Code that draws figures
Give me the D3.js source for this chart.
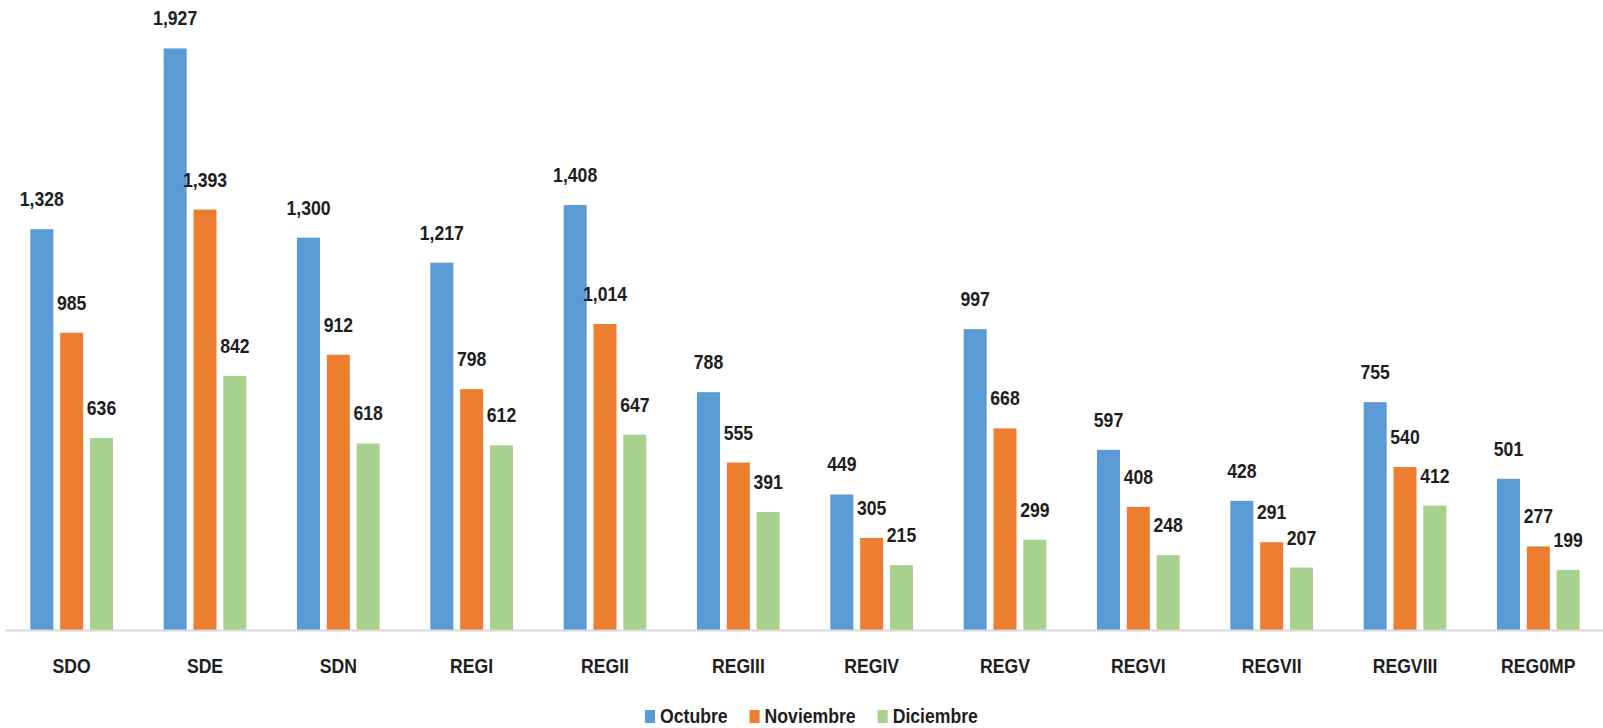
<!DOCTYPE html>
<html>
<head>
<meta charset="utf-8">
<script src="https://cdn.jsdelivr.net/npm/d3@7/dist/d3.min.js"></script>
<style>
  html, body { margin: 0; padding: 0; background: #fff; }
  svg { display: block; }
  text { font-family: "Liberation Sans", Arial, sans-serif; font-weight: bold; fill: #1e1e1e; }
</style>
</head>
<body>
<svg id="chart" width="1603" height="728"></svg>
<script>
const categories = ["SDO", "SDE", "SDN", "REGI", "REGII", "REGIII", "REGIV", "REGV", "REGVI", "REGVII", "REGVIII", "REG0MP"];
const seriesNames = ["Octubre", "Noviembre", "Diciembre"];
const octubre   = [1328, 1927, 1300, 1217, 1408, 788, 449, 997, 597, 428, 755, 501];
const noviembre = [985, 1393, 912, 798, 1014, 555, 305, 668, 408, 291, 540, 277];
const diciembre = [636, 842, 618, 612, 647, 391, 215, 299, 248, 207, 412, 199];
const seriesValues = [octubre, noviembre, diciembre];
const colors = ["#5B9BD5", "#ED7D31", "#A9D18E"];

const SX = 0.84; // horizontal condensing of text
const svg = d3.select("#chart");
const baseY = 630;

const x0 = d3.scaleBand().domain(categories).range([5, 1605]).paddingInner(0.38).paddingOuter(0.19);
const x1 = d3.scaleBand().domain(seriesNames).range([0, x0.bandwidth()]).paddingInner(0.228);
const y = d3.scaleLinear().domain([0, 2000]).range([baseY, 26.4]);
const color = d3.scaleOrdinal().domain(seriesNames).range(colors);

const fmt = d3.format(",");

const rows = categories.map((c, i) => ({ cat: c, vals: seriesNames.map((s, j) => ({ s, v: seriesValues[j][i] })) }));

const groups = svg.append("g").selectAll("g").data(rows).join("g")
  .attr("transform", d => `translate(${x0(d.cat)},0)`);

groups.selectAll("rect").data(d => d.vals).join("rect")
  .attr("x", d => x1(d.s))
  .attr("y", d => y(d.v))
  .attr("width", x1.bandwidth())
  .attr("height", d => baseY - y(d.v))
  .attr("fill", d => color(d.s));

groups.selectAll("text.val").data(d => d.vals).join("text")
  .attr("class", "val")
  .attr("transform", d => `translate(${x1(d.s) + x1.bandwidth() / 2},${y(d.v) - 23}) scale(${SX},1)`)
  .attr("text-anchor", "middle")
  .style("font-size", "21px")
  .text(d => fmt(d.v));

const axis = svg.append("g").attr("transform", `translate(0,${baseY})`)
  .call(d3.axisBottom(x0).tickSize(0).tickSizeOuter(0));
axis.select(".domain").attr("stroke", "#D9D9D9").attr("stroke-width", 2);
axis.selectAll(".tick text")
  .attr("y", 0).attr("dy", 0)
  .attr("transform", `translate(0,43) scale(${SX},1)`)
  .style("font-size", "21px")
  .style("font-family", "\"Liberation Sans\", Arial, sans-serif")
  .style("font-weight", "bold")
  .attr("fill", "#1e1e1e");

// legend
const legend = svg.append("g");
let lx = 645;
seriesNames.forEach((s, i) => {
  legend.append("rect").attr("x", lx).attr("y", 710).attr("width", 10).attr("height", 13).attr("fill", color(s));
  const t = legend.append("text")
    .attr("transform", `translate(${lx + 15},723) scale(${SX},1)`)
    .style("font-size", "21px").text(s);
  const w = t.node().getComputedTextLength() * SX;
  lx = lx + 15 + w + 22;
});
</script>
</body>
</html>
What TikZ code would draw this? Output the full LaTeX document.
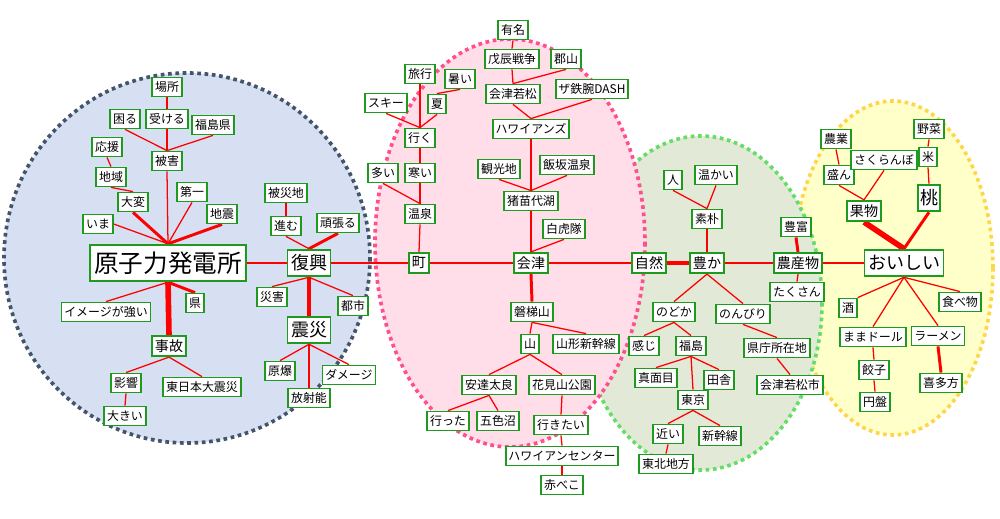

* Description of the task
Include the first line of the records, the line containing "const rows = categories.map((c, i)", and every line between them, repeated exactly. Skip the pictures.

* Worked solution
Give me the D3.js source for this chart.
<!DOCTYPE html>
<html>
<head>
<meta charset="utf-8">
<script src="https://cdn.jsdelivr.net/npm/d3@7/dist/d3.min.js"></script>
<style>
  html, body { margin: 0; padding: 0; background: #fff; }
  svg { display: block; }
  text { font-family: "Liberation Sans", Arial, sans-serif; font-weight: bold; fill: #1e1e1e; }
</style>
</head>
<body>
<svg id="chart" width="1603" height="728"></svg>
<script>
const categories = ["SDO", "SDE", "SDN", "REGI", "REGII", "REGIII", "REGIV", "REGV", "REGVI", "REGVII", "REGVIII", "REG0MP"];
const seriesNames = ["Octubre", "Noviembre", "Diciembre"];
const octubre   = [1328, 1927, 1300, 1217, 1408, 788, 449, 997, 597, 428, 755, 501];
const noviembre = [985, 1393, 912, 798, 1014, 555, 305, 668, 408, 291, 540, 277];
const diciembre = [636, 842, 618, 612, 647, 391, 215, 299, 248, 207, 412, 199];
const seriesValues = [octubre, noviembre, diciembre];
const colors = ["#5B9BD5", "#ED7D31", "#A9D18E"];

const SX = 0.84; // horizontal condensing of text
const svg = d3.select("#chart");
const baseY = 630;

const x0 = d3.scaleBand().domain(categories).range([5, 1605]).paddingInner(0.38).paddingOuter(0.19);
const x1 = d3.scaleBand().domain(seriesNames).range([0, x0.bandwidth()]).paddingInner(0.228);
const y = d3.scaleLinear().domain([0, 2000]).range([baseY, 26.4]);
const color = d3.scaleOrdinal().domain(seriesNames).range(colors);

const fmt = d3.format(",");

const rows = categories.map((c, i) => ({ cat: c, vals: seriesNames.map((s, j) => ({ s, v: seriesValues[j][i] })) }));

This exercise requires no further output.